● Prompt: Please output exactly the lines of the material from the first through the line containing "0.19, 0.17, 0.30];", and nothing more.

● Dataset content:
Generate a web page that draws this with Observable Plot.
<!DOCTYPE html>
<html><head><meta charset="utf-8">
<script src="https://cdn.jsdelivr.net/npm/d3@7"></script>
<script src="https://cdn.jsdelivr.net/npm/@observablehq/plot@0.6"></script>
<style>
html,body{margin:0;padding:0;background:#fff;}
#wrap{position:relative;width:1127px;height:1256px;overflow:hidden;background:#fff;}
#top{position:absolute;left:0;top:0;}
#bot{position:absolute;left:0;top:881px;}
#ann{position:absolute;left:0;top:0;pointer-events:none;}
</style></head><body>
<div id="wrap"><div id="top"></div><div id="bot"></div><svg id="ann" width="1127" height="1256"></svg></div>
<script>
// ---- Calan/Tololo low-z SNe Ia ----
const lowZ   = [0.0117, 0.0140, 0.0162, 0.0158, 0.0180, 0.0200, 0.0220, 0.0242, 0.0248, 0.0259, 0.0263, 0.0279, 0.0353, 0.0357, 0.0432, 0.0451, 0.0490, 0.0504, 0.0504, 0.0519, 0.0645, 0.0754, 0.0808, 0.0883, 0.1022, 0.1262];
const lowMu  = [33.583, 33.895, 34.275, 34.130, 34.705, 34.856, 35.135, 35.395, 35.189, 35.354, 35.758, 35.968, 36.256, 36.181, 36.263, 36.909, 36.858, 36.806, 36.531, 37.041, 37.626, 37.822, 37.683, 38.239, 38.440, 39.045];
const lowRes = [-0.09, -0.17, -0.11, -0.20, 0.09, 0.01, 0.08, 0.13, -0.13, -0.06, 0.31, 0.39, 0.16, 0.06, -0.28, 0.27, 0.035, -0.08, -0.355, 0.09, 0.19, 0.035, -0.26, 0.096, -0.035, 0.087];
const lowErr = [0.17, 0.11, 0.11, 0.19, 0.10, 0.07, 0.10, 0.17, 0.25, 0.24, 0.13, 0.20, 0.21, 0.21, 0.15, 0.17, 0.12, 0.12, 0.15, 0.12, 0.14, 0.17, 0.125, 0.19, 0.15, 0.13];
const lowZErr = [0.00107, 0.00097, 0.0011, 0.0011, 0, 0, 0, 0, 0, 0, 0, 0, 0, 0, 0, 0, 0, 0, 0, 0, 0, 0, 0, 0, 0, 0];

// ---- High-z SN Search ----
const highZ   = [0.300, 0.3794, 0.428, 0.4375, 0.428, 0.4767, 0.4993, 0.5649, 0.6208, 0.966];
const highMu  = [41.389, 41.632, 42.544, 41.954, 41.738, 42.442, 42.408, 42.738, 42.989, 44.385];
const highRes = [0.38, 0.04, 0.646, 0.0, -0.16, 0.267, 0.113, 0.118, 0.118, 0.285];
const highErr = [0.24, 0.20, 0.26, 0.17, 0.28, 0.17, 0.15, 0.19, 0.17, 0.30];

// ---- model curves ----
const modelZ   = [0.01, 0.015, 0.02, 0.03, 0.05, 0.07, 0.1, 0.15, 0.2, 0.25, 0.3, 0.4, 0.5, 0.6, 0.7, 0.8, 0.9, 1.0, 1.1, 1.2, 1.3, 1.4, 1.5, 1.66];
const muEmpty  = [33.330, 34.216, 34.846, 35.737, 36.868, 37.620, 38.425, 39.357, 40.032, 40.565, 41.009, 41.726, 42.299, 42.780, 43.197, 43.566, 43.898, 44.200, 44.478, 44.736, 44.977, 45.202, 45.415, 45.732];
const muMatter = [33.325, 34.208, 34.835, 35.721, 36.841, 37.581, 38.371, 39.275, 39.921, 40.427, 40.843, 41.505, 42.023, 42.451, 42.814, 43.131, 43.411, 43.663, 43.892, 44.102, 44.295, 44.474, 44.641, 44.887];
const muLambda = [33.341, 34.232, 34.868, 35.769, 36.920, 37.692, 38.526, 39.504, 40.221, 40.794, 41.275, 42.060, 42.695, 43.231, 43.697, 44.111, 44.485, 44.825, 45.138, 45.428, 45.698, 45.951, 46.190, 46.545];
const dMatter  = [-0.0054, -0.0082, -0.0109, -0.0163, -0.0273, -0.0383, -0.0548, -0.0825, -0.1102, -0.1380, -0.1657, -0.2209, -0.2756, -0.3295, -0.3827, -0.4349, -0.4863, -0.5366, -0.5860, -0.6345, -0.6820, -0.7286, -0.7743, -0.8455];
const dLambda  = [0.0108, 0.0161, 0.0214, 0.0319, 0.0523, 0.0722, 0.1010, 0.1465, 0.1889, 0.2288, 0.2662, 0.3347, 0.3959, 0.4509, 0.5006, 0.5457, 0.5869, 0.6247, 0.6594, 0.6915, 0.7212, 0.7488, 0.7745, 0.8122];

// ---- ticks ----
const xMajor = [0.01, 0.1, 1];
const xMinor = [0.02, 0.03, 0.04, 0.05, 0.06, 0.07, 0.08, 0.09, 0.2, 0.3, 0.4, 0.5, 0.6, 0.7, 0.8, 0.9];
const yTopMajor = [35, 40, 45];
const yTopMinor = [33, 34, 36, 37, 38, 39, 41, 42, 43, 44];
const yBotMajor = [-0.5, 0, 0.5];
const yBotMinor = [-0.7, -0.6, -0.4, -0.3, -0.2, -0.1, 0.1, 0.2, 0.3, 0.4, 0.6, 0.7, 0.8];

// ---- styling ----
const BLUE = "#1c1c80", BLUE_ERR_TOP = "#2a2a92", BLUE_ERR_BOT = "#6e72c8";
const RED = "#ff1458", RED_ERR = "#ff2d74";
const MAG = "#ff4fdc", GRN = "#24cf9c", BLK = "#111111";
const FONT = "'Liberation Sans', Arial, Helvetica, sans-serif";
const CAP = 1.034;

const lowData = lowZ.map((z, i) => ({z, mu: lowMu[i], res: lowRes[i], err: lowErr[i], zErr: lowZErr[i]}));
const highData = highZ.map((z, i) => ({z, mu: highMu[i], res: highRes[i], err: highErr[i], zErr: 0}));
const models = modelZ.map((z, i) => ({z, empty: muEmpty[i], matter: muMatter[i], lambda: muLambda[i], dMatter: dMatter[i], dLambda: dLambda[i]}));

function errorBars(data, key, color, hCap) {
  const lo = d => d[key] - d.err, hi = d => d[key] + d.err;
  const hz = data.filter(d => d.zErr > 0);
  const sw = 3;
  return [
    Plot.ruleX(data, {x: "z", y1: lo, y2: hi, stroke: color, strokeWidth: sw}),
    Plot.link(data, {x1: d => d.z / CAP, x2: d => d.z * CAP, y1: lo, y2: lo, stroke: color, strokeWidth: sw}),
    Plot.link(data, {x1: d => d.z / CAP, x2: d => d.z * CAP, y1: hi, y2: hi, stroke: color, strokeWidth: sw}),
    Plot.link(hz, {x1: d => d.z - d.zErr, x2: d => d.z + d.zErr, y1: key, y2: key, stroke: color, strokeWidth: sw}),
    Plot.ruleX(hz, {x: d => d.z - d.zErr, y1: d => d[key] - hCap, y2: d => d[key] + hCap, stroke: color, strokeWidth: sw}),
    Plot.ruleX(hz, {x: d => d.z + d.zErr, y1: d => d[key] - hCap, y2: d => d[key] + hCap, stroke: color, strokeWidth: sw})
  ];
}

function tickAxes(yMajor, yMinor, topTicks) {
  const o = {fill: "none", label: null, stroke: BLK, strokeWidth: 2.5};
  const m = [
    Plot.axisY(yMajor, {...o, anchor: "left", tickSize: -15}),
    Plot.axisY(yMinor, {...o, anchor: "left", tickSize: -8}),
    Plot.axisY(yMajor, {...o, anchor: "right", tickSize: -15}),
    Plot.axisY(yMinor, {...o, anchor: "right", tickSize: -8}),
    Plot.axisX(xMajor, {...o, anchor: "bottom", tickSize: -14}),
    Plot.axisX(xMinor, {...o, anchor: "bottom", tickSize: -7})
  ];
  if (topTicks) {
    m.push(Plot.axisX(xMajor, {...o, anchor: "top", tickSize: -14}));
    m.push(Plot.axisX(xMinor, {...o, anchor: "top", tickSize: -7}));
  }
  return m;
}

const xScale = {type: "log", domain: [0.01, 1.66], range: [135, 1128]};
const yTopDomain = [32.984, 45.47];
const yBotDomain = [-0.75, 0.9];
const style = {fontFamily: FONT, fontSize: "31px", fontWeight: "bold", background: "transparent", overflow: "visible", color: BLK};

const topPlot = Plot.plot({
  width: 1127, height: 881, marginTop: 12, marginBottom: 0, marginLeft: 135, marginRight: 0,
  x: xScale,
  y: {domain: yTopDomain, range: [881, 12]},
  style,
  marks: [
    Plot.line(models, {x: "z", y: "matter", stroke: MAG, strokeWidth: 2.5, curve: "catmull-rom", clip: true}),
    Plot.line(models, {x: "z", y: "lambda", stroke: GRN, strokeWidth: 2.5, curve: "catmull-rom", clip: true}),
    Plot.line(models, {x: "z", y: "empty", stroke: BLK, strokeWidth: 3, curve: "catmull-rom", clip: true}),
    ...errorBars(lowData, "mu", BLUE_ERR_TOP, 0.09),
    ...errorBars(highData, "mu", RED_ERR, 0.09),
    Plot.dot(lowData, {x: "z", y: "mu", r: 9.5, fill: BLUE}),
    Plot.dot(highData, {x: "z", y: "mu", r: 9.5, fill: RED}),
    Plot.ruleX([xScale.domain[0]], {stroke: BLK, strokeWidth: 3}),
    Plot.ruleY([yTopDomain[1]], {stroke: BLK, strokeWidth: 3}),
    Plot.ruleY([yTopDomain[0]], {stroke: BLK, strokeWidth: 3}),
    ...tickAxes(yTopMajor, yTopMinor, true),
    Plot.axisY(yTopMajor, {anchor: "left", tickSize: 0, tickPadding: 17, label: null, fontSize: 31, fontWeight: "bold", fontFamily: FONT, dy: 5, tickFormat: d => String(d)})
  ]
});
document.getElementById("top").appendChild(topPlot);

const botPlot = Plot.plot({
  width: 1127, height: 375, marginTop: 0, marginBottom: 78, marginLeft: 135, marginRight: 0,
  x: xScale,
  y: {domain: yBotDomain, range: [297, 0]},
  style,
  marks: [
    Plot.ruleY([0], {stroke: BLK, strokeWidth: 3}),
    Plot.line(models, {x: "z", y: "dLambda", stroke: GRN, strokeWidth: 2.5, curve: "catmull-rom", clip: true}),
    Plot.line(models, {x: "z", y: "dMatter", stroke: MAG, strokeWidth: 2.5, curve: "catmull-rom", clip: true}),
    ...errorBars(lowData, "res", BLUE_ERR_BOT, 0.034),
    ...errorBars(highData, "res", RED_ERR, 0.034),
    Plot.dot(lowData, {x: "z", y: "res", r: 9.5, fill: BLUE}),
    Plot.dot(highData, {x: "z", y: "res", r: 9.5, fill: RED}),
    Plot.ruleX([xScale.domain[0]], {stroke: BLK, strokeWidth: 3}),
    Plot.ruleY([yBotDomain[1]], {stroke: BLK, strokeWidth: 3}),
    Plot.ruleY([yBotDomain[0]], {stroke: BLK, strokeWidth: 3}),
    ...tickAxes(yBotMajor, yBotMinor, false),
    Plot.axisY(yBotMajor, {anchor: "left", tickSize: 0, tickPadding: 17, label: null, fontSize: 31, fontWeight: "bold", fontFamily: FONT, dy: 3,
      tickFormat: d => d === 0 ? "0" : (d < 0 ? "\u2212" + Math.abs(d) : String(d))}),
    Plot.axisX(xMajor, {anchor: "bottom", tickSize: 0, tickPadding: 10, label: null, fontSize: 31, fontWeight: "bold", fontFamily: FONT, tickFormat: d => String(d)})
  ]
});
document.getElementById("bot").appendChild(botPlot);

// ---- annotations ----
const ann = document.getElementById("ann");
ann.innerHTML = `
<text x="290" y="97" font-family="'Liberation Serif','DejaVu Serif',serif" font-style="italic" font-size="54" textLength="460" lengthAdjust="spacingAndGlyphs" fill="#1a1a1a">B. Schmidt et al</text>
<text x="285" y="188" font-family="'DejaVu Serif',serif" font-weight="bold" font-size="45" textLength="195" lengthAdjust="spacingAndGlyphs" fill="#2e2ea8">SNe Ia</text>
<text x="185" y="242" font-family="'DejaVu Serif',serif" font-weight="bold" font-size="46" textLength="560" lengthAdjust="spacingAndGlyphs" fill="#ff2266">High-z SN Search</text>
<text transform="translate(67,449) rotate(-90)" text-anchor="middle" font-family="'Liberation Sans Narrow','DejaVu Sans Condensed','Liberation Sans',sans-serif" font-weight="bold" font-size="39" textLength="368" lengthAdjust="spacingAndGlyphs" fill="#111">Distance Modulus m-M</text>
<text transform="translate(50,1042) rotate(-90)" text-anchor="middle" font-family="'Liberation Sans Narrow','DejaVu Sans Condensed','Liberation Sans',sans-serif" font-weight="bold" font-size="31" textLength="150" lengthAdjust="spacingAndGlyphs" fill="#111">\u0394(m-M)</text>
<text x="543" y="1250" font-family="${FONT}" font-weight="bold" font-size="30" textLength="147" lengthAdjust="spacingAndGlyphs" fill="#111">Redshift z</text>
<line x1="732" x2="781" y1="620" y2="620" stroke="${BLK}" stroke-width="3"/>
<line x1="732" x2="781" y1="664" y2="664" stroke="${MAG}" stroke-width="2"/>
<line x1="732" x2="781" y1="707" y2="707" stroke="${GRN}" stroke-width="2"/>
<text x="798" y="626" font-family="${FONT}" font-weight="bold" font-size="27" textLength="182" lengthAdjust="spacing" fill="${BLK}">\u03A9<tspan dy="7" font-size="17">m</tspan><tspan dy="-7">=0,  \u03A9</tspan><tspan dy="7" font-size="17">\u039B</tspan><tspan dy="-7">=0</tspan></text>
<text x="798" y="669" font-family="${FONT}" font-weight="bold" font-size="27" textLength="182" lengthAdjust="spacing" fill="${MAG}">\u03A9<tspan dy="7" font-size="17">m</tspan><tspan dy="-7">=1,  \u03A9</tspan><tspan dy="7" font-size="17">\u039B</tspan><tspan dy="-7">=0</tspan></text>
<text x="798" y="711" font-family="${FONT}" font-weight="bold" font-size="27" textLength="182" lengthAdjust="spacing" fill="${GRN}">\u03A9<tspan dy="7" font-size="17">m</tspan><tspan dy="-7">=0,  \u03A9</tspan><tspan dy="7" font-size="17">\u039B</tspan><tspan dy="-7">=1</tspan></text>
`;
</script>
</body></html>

● Task response:
Generate a web page that draws this with Observable Plot.
<!DOCTYPE html>
<html><head><meta charset="utf-8">
<script src="https://cdn.jsdelivr.net/npm/d3@7"></script>
<script src="https://cdn.jsdelivr.net/npm/@observablehq/plot@0.6"></script>
<style>
html,body{margin:0;padding:0;background:#fff;}
#wrap{position:relative;width:1127px;height:1256px;overflow:hidden;background:#fff;}
#top{position:absolute;left:0;top:0;}
#bot{position:absolute;left:0;top:881px;}
#ann{position:absolute;left:0;top:0;pointer-events:none;}
</style></head><body>
<div id="wrap"><div id="top"></div><div id="bot"></div><svg id="ann" width="1127" height="1256"></svg></div>
<script>
// ---- Calan/Tololo low-z SNe Ia ----
const lowZ   = [0.0117, 0.0140, 0.0162, 0.0158, 0.0180, 0.0200, 0.0220, 0.0242, 0.0248, 0.0259, 0.0263, 0.0279, 0.0353, 0.0357, 0.0432, 0.0451, 0.0490, 0.0504, 0.0504, 0.0519, 0.0645, 0.0754, 0.0808, 0.0883, 0.1022, 0.1262];
const lowMu  = [33.583, 33.895, 34.275, 34.130, 34.705, 34.856, 35.135, 35.395, 35.189, 35.354, 35.758, 35.968, 36.256, 36.181, 36.263, 36.909, 36.858, 36.806, 36.531, 37.041, 37.626, 37.822, 37.683, 38.239, 38.440, 39.045];
const lowRes = [-0.09, -0.17, -0.11, -0.20, 0.09, 0.01, 0.08, 0.13, -0.13, -0.06, 0.31, 0.39, 0.16, 0.06, -0.28, 0.27, 0.035, -0.08, -0.355, 0.09, 0.19, 0.035, -0.26, 0.096, -0.035, 0.087];
const lowErr = [0.17, 0.11, 0.11, 0.19, 0.10, 0.07, 0.10, 0.17, 0.25, 0.24, 0.13, 0.20, 0.21, 0.21, 0.15, 0.17, 0.12, 0.12, 0.15, 0.12, 0.14, 0.17, 0.125, 0.19, 0.15, 0.13];
const lowZErr = [0.00107, 0.00097, 0.0011, 0.0011, 0, 0, 0, 0, 0, 0, 0, 0, 0, 0, 0, 0, 0, 0, 0, 0, 0, 0, 0, 0, 0, 0];

// ---- High-z SN Search ----
const highZ   = [0.300, 0.3794, 0.428, 0.4375, 0.428, 0.4767, 0.4993, 0.5649, 0.6208, 0.966];
const highMu  = [41.389, 41.632, 42.544, 41.954, 41.738, 42.442, 42.408, 42.738, 42.989, 44.385];
const highRes = [0.38, 0.04, 0.646, 0.0, -0.16, 0.267, 0.113, 0.118, 0.118, 0.285];
const highErr = [0.24, 0.20, 0.26, 0.17, 0.28, 0.17, 0.15, 0.19, 0.17, 0.30];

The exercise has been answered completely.